Something changed on this today, didn't it? I saw on Bleeding Cool, but I didn't quite understand what the news was. Has Marvel expanded this program, or just that they're now partnered with Comixology (and weren't they before)?

Anonymous said...

I thought the whole Utopia crossover was pretty lousy. The Dark X-Men was an interesting lineup, it had some great action scenes, and the X-Men Legacy tie-ins (with art by Dustin Weaver, I believe) were excellent. Unless I'm mistaken, Matt Fraction wrote that whole arc, including the Dark Avengers issues. He's another writer whose ensemble books simply don't do it for me.
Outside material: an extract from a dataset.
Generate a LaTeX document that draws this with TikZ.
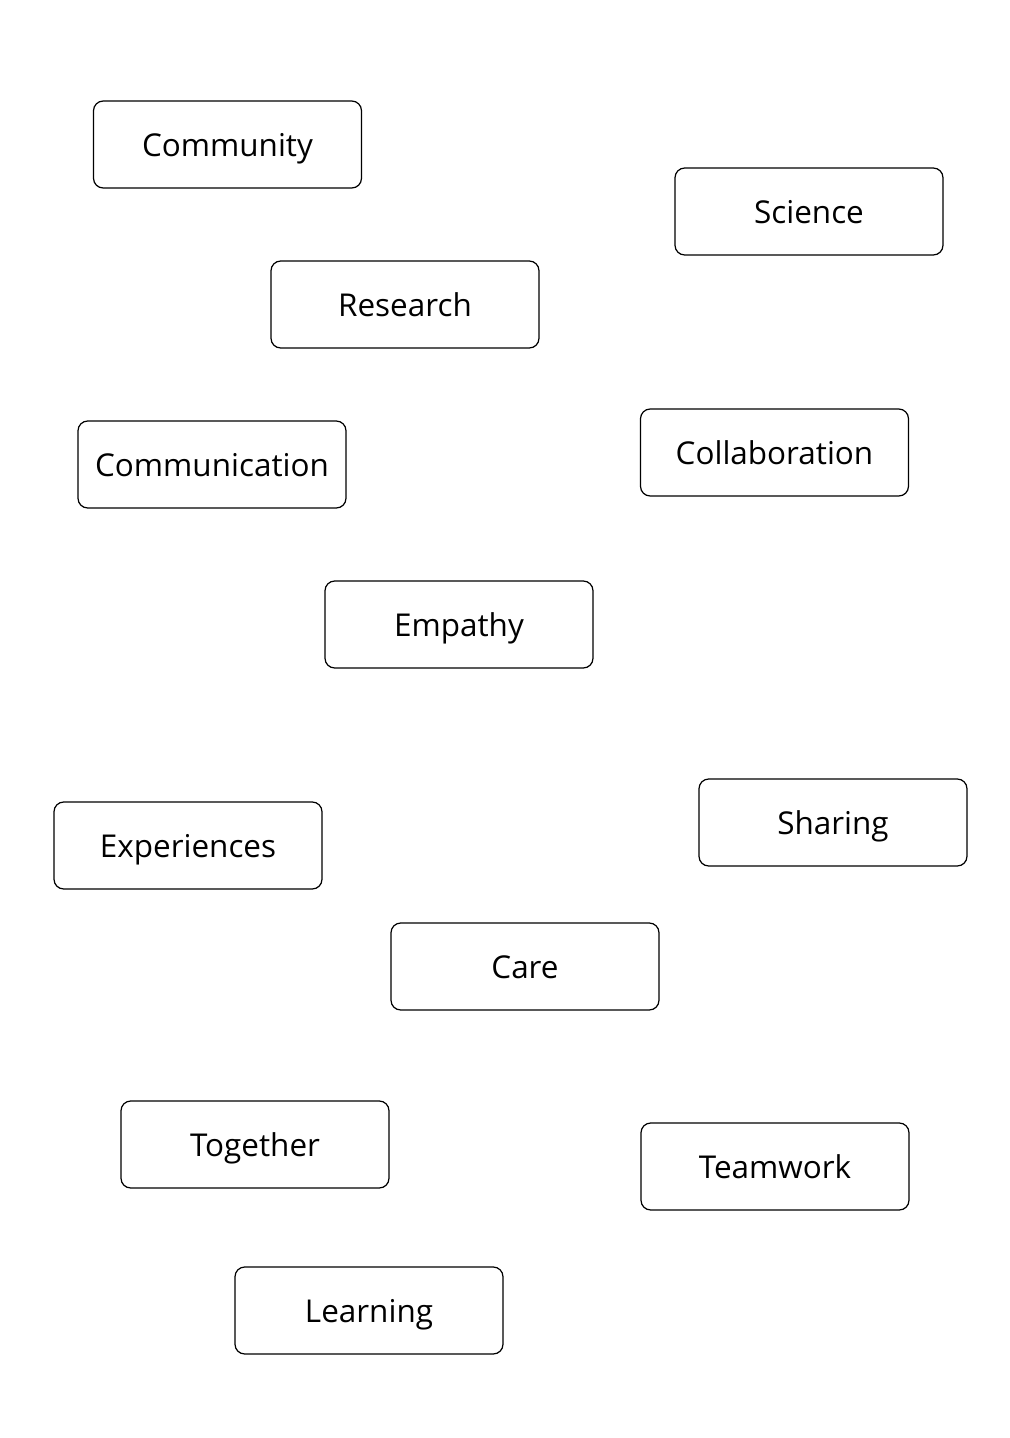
\documentclass[tikz,border=0pt]{standalone}
\usepackage{fontspec}
\setmainfont{Open Sans}
\usepackage{tikz}

\begin{document}
\begin{tikzpicture}[x=0.02cm, y=-0.02cm,
	word/.style={draw, line width=0.7pt, rounded corners=5.5pt, minimum width=5.36cm, minimum height=1.74cm, inner sep=0pt, text height=17pt, text depth=3pt, font=\fontsize{17.9}{21}\selectfont}]
	\useasboundingbox (0,0) rectangle (1009,1438);
	\node[word] (community) at (227.5,144.5) {Community};
	\node[word] (science) at (809,211.5) {Science};
	\node[word] (research) at (405,304.5) {Research};
	\node[word] (communication) at (212,464.5) {Communication};
	\node[word] (collaboration) at (774.5,452.5) {Collaboration};
	\node[word] (empathy) at (459,624.5) {Empathy};
	\node[word] (sharing) at (833,822.5) {Sharing};
	\node[word] (experiences) at (188,845.5) {Experiences};
	\node[word] (care) at (525,966.5) {Care};
	\node[word] (together) at (255,1144.5) {Together};
	\node[word] (teamwork) at (775,1166.5) {Teamwork};
	\node[word] (learning) at (369,1310.5) {Learning};
\end{tikzpicture}
\end{document}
I thought the Ares issue was by far the best of Dark Avengers. It was a far more complex portrayal of Ares than I would have expected from Bendis.

Matt Duarte said...

@collectededitions: I don't think this affects the MDCU at all. It just means that the comics available previously only on the Marvel app can now be accessed via the ComiXology website.

Anonymous said...

Any chance there's a review of the service itself forthcoming? Most of the reviews I've found online are a year or two outdated. Is the service still bad about giving you only odd parts of stories/series? Random issues? I'd pay money for access to full runs, but I refuse to subscribe if they're still only offering random pieces of arcs.

Ryan K Lindsay said...

@Anon - I didn't want to get into the whole functionality of the thing but I would say it is pretty good right now. Most storyarcs are complete, unless they are recent and haven't had the lastest issues updated, yet. Everything I read I could read in its entirety. Even the Defenders ending to Omega the Unknown was there, that was pretty cool.